Friday, February 6, 2009

Huh?!

Geez - what a dog show... When a headline on Bloomberg reads "Stocks in U.S. Climb on Speculation Job Losses to Spur Action on Stimulus" you realise how screwed up the world really is....

Yeah yeah I'm grumbling because my Sasol short has been blown out the water with Sasol moving up sharply today on top of up moves on Wednesday and Thursday.

The world seems to have shrug off the fact that the US has dropped another 560000 jobs in the last month, other major and that companies across the world are planning layoffs...

Some of the other headlines On Bloomberg read:
Consumer Credit in U.S. Declines More Than Expected on Bank Lending Limits
GM Said to Ready Salaried Job Cuts as It Presses UAW for More Concessions
Platinum, Palladium Climb as Investors Turn to Precious Metals in Slowdown

Yip we're all hunky dory... Honestly I don't get it but as they say Mr Market always knows best and he's moving the market up at the moment... at a rate of knots in the US...

So basically we're saying that every time things look bad, we should just buy like crazy on the premise that bad debt issues will simply be addressed by throwing more money at the problem? Surely the world has gone crazy?!

One would presume that with the oil price not going anywhere and the Rand falling to R9.58 to the US dollar - even after our rate cut yesterday - then signs would be there that things wouldn't be looking that great for Sasol... But who knows.

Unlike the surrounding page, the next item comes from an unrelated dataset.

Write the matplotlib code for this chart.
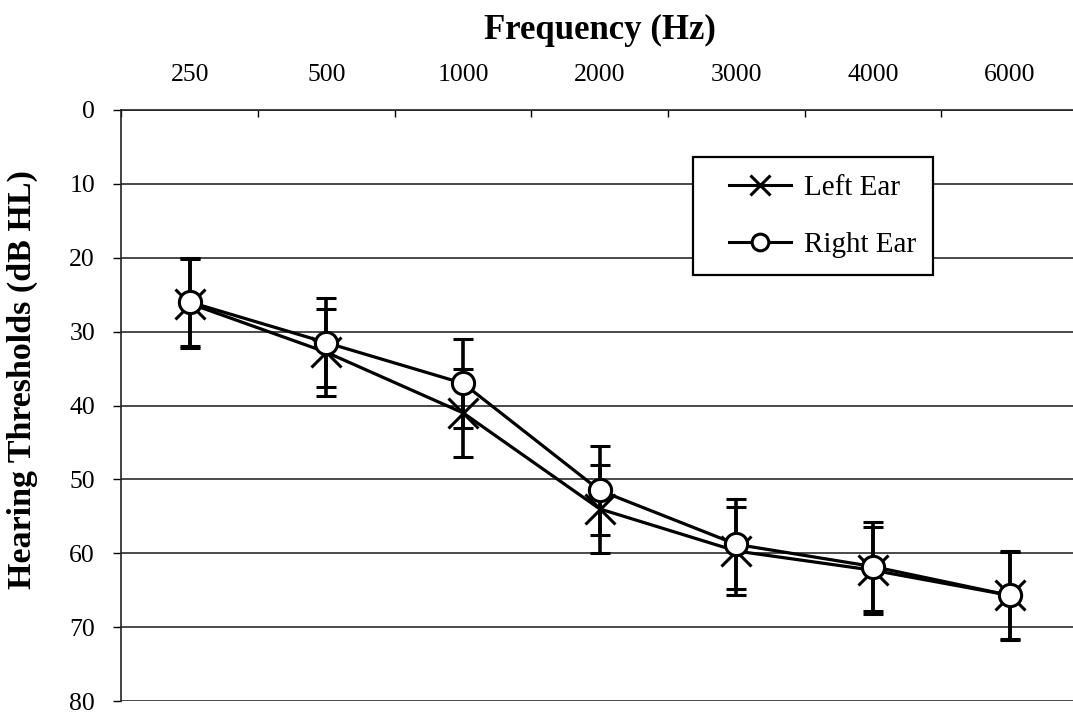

I'm still bearish on the global economy and stock markets in general, but one thing that a couple of traders have picked up on is the movement in the Baltic Dry Index (BDI)... After being slaughtered somewhere in the magnitutde of 97% in 2008, the index picked up a bit in the last few days. Shipping firm Grindrod has responded very nicely locally, as have US counterparts...

The question is - does this movement in the BDI indicate we've hit something of a bottom and traders can start looking at resource shares again? Conventional logic would seem to say that's what the fund managers have done in the last few days to set our resource sector alight.

Is it false hope and going to simply inflate the PE multiples of the resource shares? My humble opinion - yes indeedy...

Again just look at the facts - the car industry in SA has now gone to government to get a bailout. We're shedding a bucket load of jobs, lending is freezing up here locally, car dealerships are going out of business etc. etc.

Dividend wise - Mutual & Federal announced today it wouldn't be declaring a final dividend in light of the turmoil in the markets. If I had to guess, I don't think they'll be the last to do this and when dividends go so does a lot of the investment appeal...

I guess the important thing is not to fight what's happening in the market, but rather have a clear investment strategy.